Moreover, this year, the company entered into a range of strategic partnerships. In May, Salesforce completed the $6.5 billion acquisition of MuleSoft. The company recently announced that its services are being used by Lamborgini.

Also, it recently collaborated with Apple to enable apps and customer experiences exclusive to iPhone and iPad. The Zacks Rank #2 company has expected earnings growth of 93.3% for the current year. The stock has rallied 24.9% year to date.

Microsoft Corporation (MSFT - Free Report) : It has been a key year for the Windows maker. Microsoft delivered impressive third-quarter earnings and revenue figures. The tech giant’s constant efforts to introduce new products continue to generate sizeable cash flows. In June, Microsoft announced that it has closed a deal to acquire code-sharing service, Github, for $7.5 billion.

The company also announced partnerships with Adobe and SAP as part of the new Open Data Initiative. Also, it announced various updates regarding Azure Data Box earlier this year. The Zacks Rank #2 company has expected earnings growth of 14.2% for the current year. The stock has gained 18.7% year to date.

Macy’s, Inc.(M - Free Report) : Between 2015 and 2017, Macy’s reported a decline in comps for 11 consecutive quarters. This led the company to close 100 stores. However, 2018 has been a comeback year for Macy’s, with the retail giant delivering six straight quarters of positive earnings surprise, when it reported third-quarter fiscal 2018 results. 

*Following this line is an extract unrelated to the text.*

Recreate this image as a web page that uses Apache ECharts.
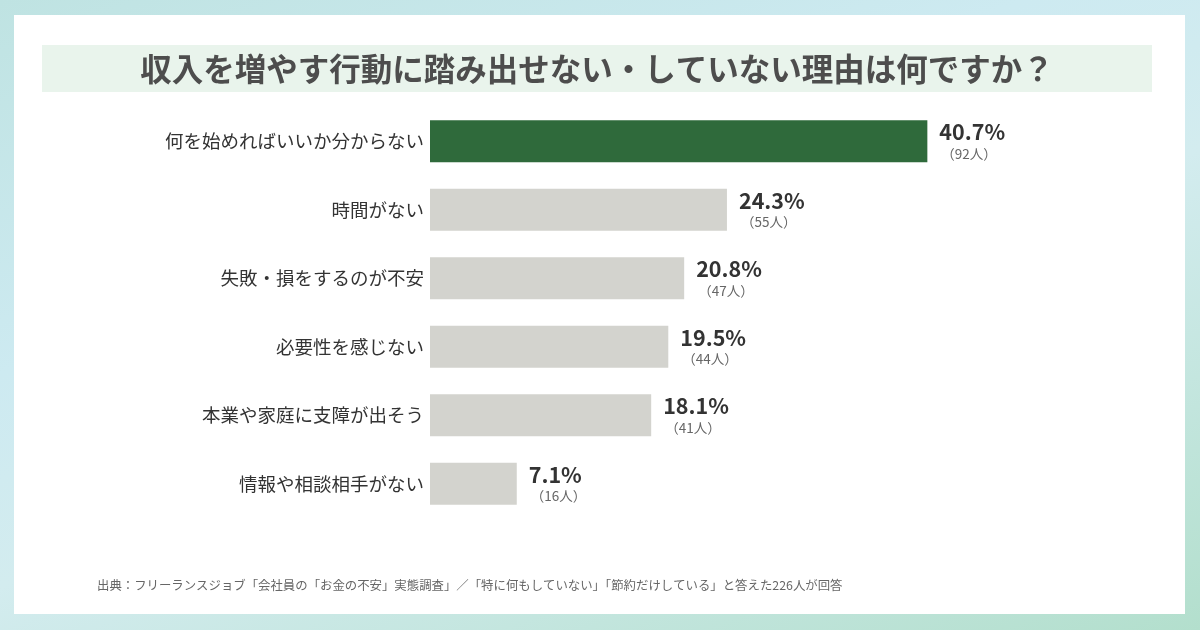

The company has been aggressively investing in e-commerce in an effort to seek online shoppers. Macy’s “Buy Online Pickup in Store” and "Buy Online Ship to Store" initiatives are gaining traction. Moreover, the company expects it mobile sales to reach $1 billion this year. Understandably, the retailer is fast trying to expand its presence in the online space. The Zacks Rank #2 company has expected earnings growth of 11.7% for the current year. The stock has gained 15.6% year to date.

In addition to the stocks discussed above, would you like to know about our 10 top tickers to buy and hold for the entirety of 2019?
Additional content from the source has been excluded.